Terus terang saja, bahwa memelihara musuh lalu memperlakukan mereka dengan keras dan dendam adalah satu satu cara seseorang eksis dalam bidang apa pun, termasuk dalam politik praktis. Saya mungkin salah satu orang yang menganut paham pragmatisme dalam politik praktis. Kalau ada lawan politik yang berpontesi merepotkan, sebaiknya diselesaikan dan dimatikan gerak langkahnya. “Wis, pateni wae,” kata Soeharto. Sudah, matikan saja, katanya.
Mengapa dendam politik diperlukan? Pertama, Anda perlu memberi pelajaran pada orang-orang yang melawan dan memusuhi Anda secara politik. Mereka pantas mendapatkan bagiannya. Anda tidak perlu bersikap baik pada mereka. Toh, kalau mereka menjadi pemenang, Anda pasti dimakan, dihabisi, dan diperlakukan dengan dendam politik yang membara. Mumpung Anda memegang kekuasaan, perlakukan lawan politik Anda dengan keras dan tanpa ampun.
Kedua, menjadi dorongan dan motivasi Anda untuk terus maju. Makin kencang Anda mencekik lawan politik Anda, makin keras gonggongan mereka. Makin sempit Anda memberi ruang gerak pada mereka, makin keras perlawanan mereka. Gonggongan dan perlawanan yang kencang itu mendorong Anda untuk kreatif melanggengkan kekuasaan. Siapa yang tidak ingin kekuasaan? Orang-orang yang mengatakan tidak butuh kekuasaan adalah mereka yang sedang bersikap omong kosong. Ronaldo dan Messi adalah dua pesepak bola terbaik di dunia saat ini. Suatu waktu, Ronaldo mengatakan bahwa ia dan Messi saling mem-push sehingga menjadi yang terbaik. Mereka berbaku hantam dalam sepak bola, sehingga mencapai posisi dan banyak rekor. Messi tidak akan sehebat sekarang tanpa persaingan dengan Ronaldo, sebaliknya pun begitu. Dunia sepak bola terasa membosankan kalau Messi mendapatkan Ballon d’or setiap tahunnya.
Kalau Anda adalah Ronaldo, Anda butuh Messi untuk mem-push Anda. Anda perlu berusaha sekuat tenaga untuk mengalahkan lawan politik Anda. Makin besar upaya mereka untuk menjatuhkan Anda, makin kreatif Anda untuk mematikan mereka.
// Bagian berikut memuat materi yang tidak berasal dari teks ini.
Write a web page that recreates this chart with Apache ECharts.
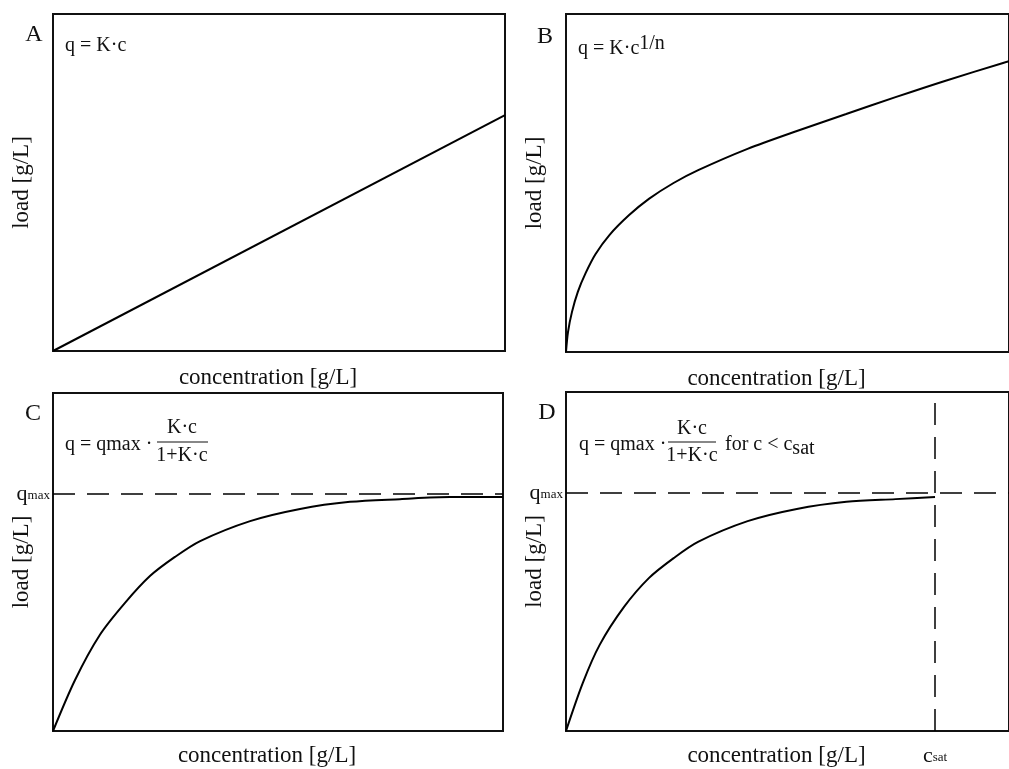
<!DOCTYPE html>
<html>
<head>
    <meta charset="utf-8">
    <script src="https://cdn.jsdelivr.net/npm/echarts@6/dist/echarts.min.js"></script>
    <style>
        html, body { margin: 0; padding: 0; background: #fff; }
        #main { width: 1009px; height: 769px; }
    </style>
</head>
<body>
    <div id="main"></div>
    <script type="text/javascript">
        // concentration in % of box width, load in % of box height
        var concA = [0, 100];
        var loadA = [0, 70];

        var concB = [0, 0.45, 1.34, 2.67, 4.45, 6.68, 9.8, 14.25, 18.71, 24.28, 29.84, 40.98, 52.12, 63.25, 74.39, 85.52, 98.66, 100];
        var loadB = [0, 5.9, 11.8, 17.8, 23.4, 29.0, 34.6, 40.5, 45.3, 50.0, 53.8, 60.1, 65.4, 70.4, 75.4, 80.2, 85.5, 86.0];

        var concC = [0, 4.9, 10.4, 16.0, 21.6, 27.1, 32.7, 43.8, 54.9, 66.0, 77.1, 88.2, 100];
        var loadC = [0, 15.1, 28.4, 37.9, 45.9, 51.5, 56.2, 62.1, 65.7, 67.8, 68.6, 69.2, 69.2];
        var qmaxC = 70.1;

        var concD = [0, 3.8, 7.6, 13.1, 18.7, 24.3, 29.8, 41.0, 52.1, 63.3, 74.4, 83.3];
        var loadD = [0, 14.2, 25.4, 36.6, 45.1, 51.0, 55.8, 61.9, 65.5, 67.6, 68.4, 69.0];
        var qmaxD = 70.2;
        var csatD = 83.3;

        var xName = 'concentration [g/L]';
        var yName = 'load [g/L]';
        var FONT = 'Liberation Serif';

        function pairs(xs, ys) {
            var out = [];
            for (var i = 0; i < xs.length; i++) out.push([xs[i], ys[i]]);
            return out;
        }

        var grids = [
            { left: 53, top: 14, width: 452, height: 337 },
            { left: 566, top: 14, width: 449, height: 338 },
            { left: 53, top: 393, width: 450, height: 338 },
            { left: 566, top: 392, width: 449, height: 339 }
        ];
        var xGaps = [15, 15, 13, 13];

        var xAxes = [], yAxes = [];
        for (var i = 0; i < 4; i++) {
            grids[i].show = true;
            grids[i].borderColor = '#111';
            grids[i].borderWidth = 2;
            xAxes.push({
                type: 'value', gridIndex: i, min: 0, max: 100,
                axisLine: { show: false }, axisTick: { show: false },
                axisLabel: { show: false }, splitLine: { show: false },
                name: xName, nameLocation: 'middle', nameGap: xGaps[i],
                nameTextStyle: { fontFamily: FONT, fontSize: 23, color: '#111', padding: [0, 22, 0, 0] }
            });
            yAxes.push({
                type: 'value', gridIndex: i, min: 0, max: 100,
                axisLine: { show: false }, axisTick: { show: false },
                axisLabel: { show: false }, splitLine: { show: false },
                name: yName, nameLocation: 'middle', nameGap: 20,
                nameTextStyle: { fontFamily: FONT, fontSize: 23, color: '#111' }
            });
        }

        var dash = [22, 12];
        var qmaxLabel = {
            show: true, position: 'start', distance: 3,
            formatter: '{q|q}{m|max}',
            rich: {
                q: { fontFamily: FONT, fontSize: 22, color: '#111' },
                m: { fontFamily: FONT, fontSize: 13, color: '#111', padding: [4, 0, 0, 0] }
            }
        };

        function curve(idx, xs, ys) {
            return {
                type: 'line', xAxisIndex: idx, yAxisIndex: idx,
                data: pairs(xs, ys), showSymbol: false,
                smooth: 0.3,
                lineStyle: { color: '#000', width: 2 },
                silent: true
            };
        }

        var sC = curve(2, concC, loadC);
        sC.markLine = {
            symbol: 'none', silent: true, animation: false,
            lineStyle: { color: '#000', width: 1.5, type: dash },
            label: qmaxLabel,
            data: [{ yAxis: qmaxC }]
        };
        var sD = curve(3, concD, loadD);
        sD.markLine = {
            symbol: 'none', silent: true, animation: false,
            lineStyle: { color: '#000', width: 1.5, type: dash },
            data: [
                { yAxis: qmaxD, label: qmaxLabel },
                {
                    xAxis: csatD,
                    label: {
                        show: true, position: 'start', distance: 14,
                        formatter: '{c|c}{s|sat}',
                        rich: {
                            c: { fontFamily: FONT, fontSize: 22, color: '#111' },
                            s: { fontFamily: FONT, fontSize: 13, color: '#111', padding: [4, 0, 0, 0] }
                        }
                    }
                }
            ]
        };

        function t(x, y, text, extra) {
            var st = { text: text, fontFamily: FONT, fontSize: 20, fill: '#111', textVerticalAlign: 'middle' };
            for (var k in extra) st[k] = extra[k];
            return { type: 'text', x: x, y: y, style: st, silent: true };
        }
        function bar(x1, x2, y) {
            return { type: 'line', shape: { x1: x1, y1: y, x2: x2, y2: y }, style: { stroke: '#111', lineWidth: 1.2 }, silent: true };
        }

        var graphics = [
            t(34, 35, 'A', { fontSize: 24, textAlign: 'center' }),
            t(545, 37, 'B', { fontSize: 24, textAlign: 'center' }),
            t(33, 414, 'C', { fontSize: 24, textAlign: 'center' }),
            t(547, 413, 'D', { fontSize: 24, textAlign: 'center' }),
            t(65, 46, 'q = K·c'),
            t(578, 49, '{a|q = K·c}{s|1/n}', {
                rich: {
                    a: { fontFamily: FONT, fontSize: 20, fill: '#111' },
                    s: { fontFamily: FONT, fontSize: 20, fill: '#111', padding: [0, 0, 10, 0] }
                }
            }),
            t(65, 445, 'q = qmax ·'),
            t(182, 428, 'K·c', { textAlign: 'center' }),
            bar(157, 208, 442),
            t(182, 456, '1+K·c', { textAlign: 'center' }),
            t(579, 445, 'q = qmax ·'),
            t(692, 429, 'K·c', { textAlign: 'center' }),
            bar(668, 716, 442),
            t(692, 456, '1+K·c', { textAlign: 'center' }),
            t(725, 445, '{a|for c < c}{s|sat}', {
                rich: {
                    a: { fontFamily: FONT, fontSize: 20, fill: '#111' },
                    s: { fontFamily: FONT, fontSize: 20, fill: '#111', padding: [8, 0, 0, 0] }
                }
            })
        ];

        var chart = echarts.init(document.getElementById('main'));
        chart.setOption({
            animation: false,
            backgroundColor: '#fff',
            grid: grids,
            xAxis: xAxes,
            yAxis: yAxes,
            graphic: graphics,
            series: [curve(0, concA, loadA), curve(1, concB, loadB), sC, sD]
        });
    </script>
</body>
</html>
Ketiga, memelihara lawan. Dendam politik diperlukan untuk memelihara lawan. Hidup tanpa lawan adalah hidup yang hambar. Dalam hidup, termasuk dalam politik, Anda perlu memelihara lawan untuk memicu Anda jauh lebih baik dan inovatif. Dengan melakukan dendam politik, otomatis lawan politik Anda akan tercekik dan berteriak. Muncullah perlawanan itu. Ketika dilawan, Anda terdorong untuk kreatif memikirkan strategi untuk mematikan langkah mereka. Ketika mereka kalah, langgenglah kekuasaan yang Anda pegang.
Keempat, demokrasi lebih hidup. Zaman SBY, sebagian besar partai masuk dalam koalisi pemerintahan. Hanya PDI-P yang konsisten mengambil posisi berlawanan. Karena itu, perlawanan tidak cukup tampak. SBY dinilai oleh pihak-pihak tertentu memimpin tanpa cela. Padahal, kekurangan SBY banyak. Salah satu buktinya adalah terciptalah Candi Hambalang itu. Lain hal dengan Jokowi. Ia mendapatkan perlawanan dari beberapa pihak. Dan saya yakin Jokowi menikmati itu. Boleh jadi kelompok-kelompok yang melawan itu sengaja dibiarkan agar terus melawan, sehingga Jokowi terus kreatif dan inovatif mencari cara untuk maju.
Sun Tzu, si pakar perang kuno asal China pernah mengatakan, “Dekatlah kepada kawanmu, tapi jauh lebih dekatlah dengan lawanmu.” Memelihara dendam politik adalah salah satu cara menjalin kedekatan dengan lawan politik Anda.
Mungkin ada yang mengatakan, “Loh, memelihara dendam itu tidak baik.” Jawab saja, “Saya bukan nabi yang meski dilempar masih bersabar untuk tidak melawan.” Dunia sekarang ini sangat keras. Pilihannya hanya dua: dimakan atau memakan.